-- start --
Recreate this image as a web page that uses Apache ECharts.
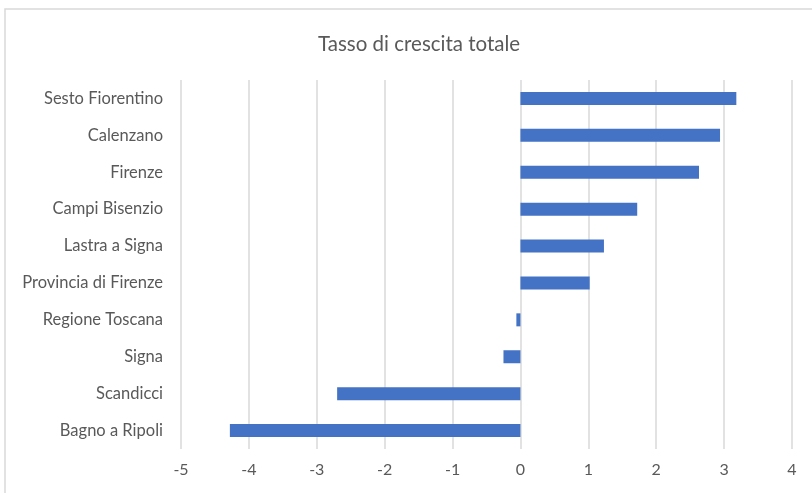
<!DOCTYPE html>
<html>
<head>
<meta charset="utf-8">
<script src="https://cdn.jsdelivr.net/npm/echarts@6/dist/echarts.min.js"></script>
<style>
  html, body { margin: 0; padding: 0; background: #fff; }
  #chart { width: 812px; height: 493px; }
</style>
</head>
<body>
<div id="chart"></div>
<script>
// Comuni dell'area fiorentina, dal basso verso l'alto
const categories = [
  'Bagno a Ripoli', 'Scandicci', 'Signa', 'Regione Toscana',
  'Provincia di Firenze', 'Lastra a Signa', 'Campi Bisenzio',
  'Firenze', 'Calenzano', 'Sesto Fiorentino'
];
const growthRates = [-4.28, -2.70, -0.25, -0.06, 1.02, 1.23, 1.72, 2.63, 2.94, 3.18];
const xTicks = [-5, -4, -3, -2, -1, 0, 1, 2, 3, 4];

const font = 'Lato, "Open Sans", sans-serif';
const chart = echarts.init(document.getElementById('chart'), null, { renderer: 'canvas' });

chart.setOption({
  animation: false,
  backgroundColor: '#fff',
  title: {
    text: 'Tasso di crescita totale',
    left: 313,
    top: 29,
    textStyle: { color: '#595959', fontSize: 20.5, fontWeight: 'normal', fontFamily: font }
  },
  graphic: [{
    type: 'rect',
    shape: { x: 5, y: 9, width: 900, height: 600 },
    style: { fill: 'none', stroke: '#d9d9d9', lineWidth: 1.5 },
    silent: true
  }],
  grid: { left: 181, right: 20, top: 80, bottom: 44, containLabel: false },
  xAxis: {
    type: 'value',
    min: xTicks[0],
    max: xTicks[xTicks.length - 1],
    interval: 1,
    axisLine: { show: false },
    axisTick: { show: false },
    axisLabel: { color: '#595959', fontSize: 16, fontFamily: font, margin: 13 },
    splitLine: { lineStyle: { color: '#d9d9d9', width: 1.5 } }
  },
  yAxis: {
    type: 'category',
    data: categories,
    axisLine: { show: false },
    axisTick: { show: false },
    axisLabel: { color: '#595959', fontSize: 16.5, fontFamily: font, margin: 18 },
    splitLine: { show: false }
  },
  series: [{
    type: 'bar',
    data: growthRates,
    barWidth: 13,
    itemStyle: { color: '#4472c4' }
  }]
});
</script>
</body>
</html>
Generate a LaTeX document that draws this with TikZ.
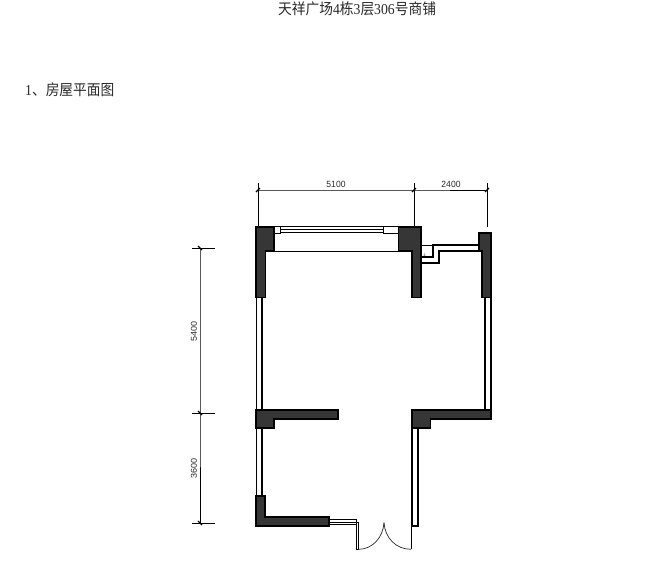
\documentclass[tikz,border=0pt]{standalone}
\usepackage{fontspec}
\setmainfont{Liberation Serif}
\newfontfamily\cjk{Noto Sans CJK SC}
\newfontfamily\dimfont{Liberation Sans}
\definecolor{wallgrey}{HTML}{363636}
\definecolor{inkgrey}{HTML}{2A2A2A}
\tikzset{
  wallblock/.style={fill=wallgrey,draw=black,line width=1.4pt,line join=miter},
  walledge/.style={draw=black,line width=1.6pt},
  thinline/.style={draw=black,line width=0.6pt},
  midline/.style={draw=black,line width=1pt},
  arcline/.style={draw=inkgrey,line width=0.7pt},
  balcony/.style={draw=black,line width=1.3pt},
  dimline/.style={draw=black,line width=1pt},
  tickmark/.style={draw=black,line width=1.1pt},
  dimtext/.style={font=\dimfont\fontsize{9}{10}\selectfont,text=inkgrey,inner sep=0pt,xscale=0.95},
  headtext/.style={font=\cjk\fontsize{14}{15}\selectfont,text=inkgrey,inner sep=0pt,anchor=west,xscale=0.98,yscale=1.08}
}
\begin{document}
\begin{tikzpicture}[x=1pt,y=-1pt]
\useasboundingbox (0,0) rectangle (656,563);
\fill[white] (0,0) rectangle (656,563);
% headings
\node[headtext] (title) at (278,9) {天祥广场{\fontspec{Liberation Serif}4}栋{\fontspec{Liberation Serif}3}层{\fontspec{Liberation Serif}306}号商铺};
\node[headtext] (sub) at (25,90) {{\fontspec{Liberation Serif}1}、房屋平面图};
% wall double lines
\draw[walledge] (256.5,298) -- (256.5,409) (262,298) -- (262,409);
\draw[walledge] (256.5,428) -- (256.5,496) (262,428) -- (262,496);
\draw[walledge] (485,298) -- (485,409) (490.7,298) -- (490.7,409);
\draw[walledge] (412,428) -- (412,526) (418,428) -- (418,526) -- (411,526);
% window at top
\draw[thinline] (274,226.7) -- (398,226.7);
\draw[midline] (280,229.5) -- (383,229.5) (280,232.3) -- (383,232.3);
\draw[midline] (274,233) -- (280,233) -- (280,227);
\draw[midline] (398,233) -- (383,233) -- (383,227);
\draw[midline] (274,251) -- (398,251);
% wall blocks
\draw[wallblock] (256,227) -- (274,227) -- (274,251) -- (265.5,251) -- (265.5,297.5) -- (256,297.5) -- cycle;
\draw[wallblock] (398.5,227) -- (421,227) -- (421,297.5) -- (412,297.5) -- (412,251) -- (398.5,251) -- cycle;
\draw[wallblock] (479,233) -- (491,233) -- (491,297.5) -- (482,297.5) -- (482,251) -- (479,251) -- cycle;
\draw[wallblock] (256,410) -- (338,410) -- (338,419) -- (274,419) -- (274,428) -- (256,428) -- cycle;
\draw[wallblock] (412,410) -- (491,410) -- (491,419) -- (430.5,419) -- (430.5,428) -- (412,428) -- cycle;
\draw[wallblock] (256,496) -- (265,496) -- (265,517) -- (329,517) -- (329,526) -- (256,526) -- cycle;
% balcony step lines
\draw[thinline] (421,245) -- (433,245);
\draw[balcony] (421,257) -- (433,257) -- (433,245) -- (478.5,245);
\draw[balcony] (421,263) -- (439,263) -- (439,251) -- (479,251);
\node[font=\dimfont\fontsize{3.5}{4}\selectfont,inner sep=0pt] (mark) at (424.5,255) {2};
% door
\draw[thinline] (329,519.3) -- (356.5,519.3) (329,522) -- (358.7,522) (329,524.7) -- (356.5,524.7);
\draw[midline] (356.5,519.3) -- (356.5,549.3) -- (358.7,549.3) -- (358.7,522);
\draw[midline] (411,526) -- (411,549.3);
\draw[arcline] (384,522.7) .. controls (383,538) and (372,549.3) .. (358.7,549.3);
\draw[arcline] (384,522.7) .. controls (385,538) and (396,549.3) .. (411,549.3);
% dimensions top
\coordinate (t1) at (258,190); \coordinate (t2) at (414,190); \coordinate (t3) at (487,190);
\draw[dimline] (t1) -- (t2) -- (t3);
\draw[dimline] (258,183) -- (258,226) (414,183) -- (414,226) (487,183) -- (487,227);
\foreach \p in {t1,t2,t3} \draw[tickmark] ([shift={(-2,2)}]\p) -- ([shift={(2,-2)}]\p);
\node[dimtext] (w1) at (336,184) {5100};
\node[dimtext] (w2) at (451,184) {2400};
% dimensions left
\coordinate (l1) at (200,248); \coordinate (l2) at (200,413); \coordinate (l3) at (200,523);
\draw[dimline] (l1) -- (l2) -- (l3);
\draw[dimline] (192,248) -- (215,248) (192,413) -- (215,413) (192,523) -- (215,523);
\foreach \p in {l1,l2,l3} \draw[tickmark] ([shift={(-2,-2)}]\p) -- ([shift={(2,2)}]\p);
\node[dimtext,rotate=90] (h1) at (194,331) {5400};
\node[dimtext,rotate=90] (h2) at (194,468) {3600};
\end{tikzpicture}
\end{document}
-- end --
— TASK —
Scan the listing above and identify each line holding the string "this"; copy every such line.

— EXERCISE RESULT —
Recreate this image as a web page that uses Apache ECharts.
Generate a LaTeX document that draws this with TikZ.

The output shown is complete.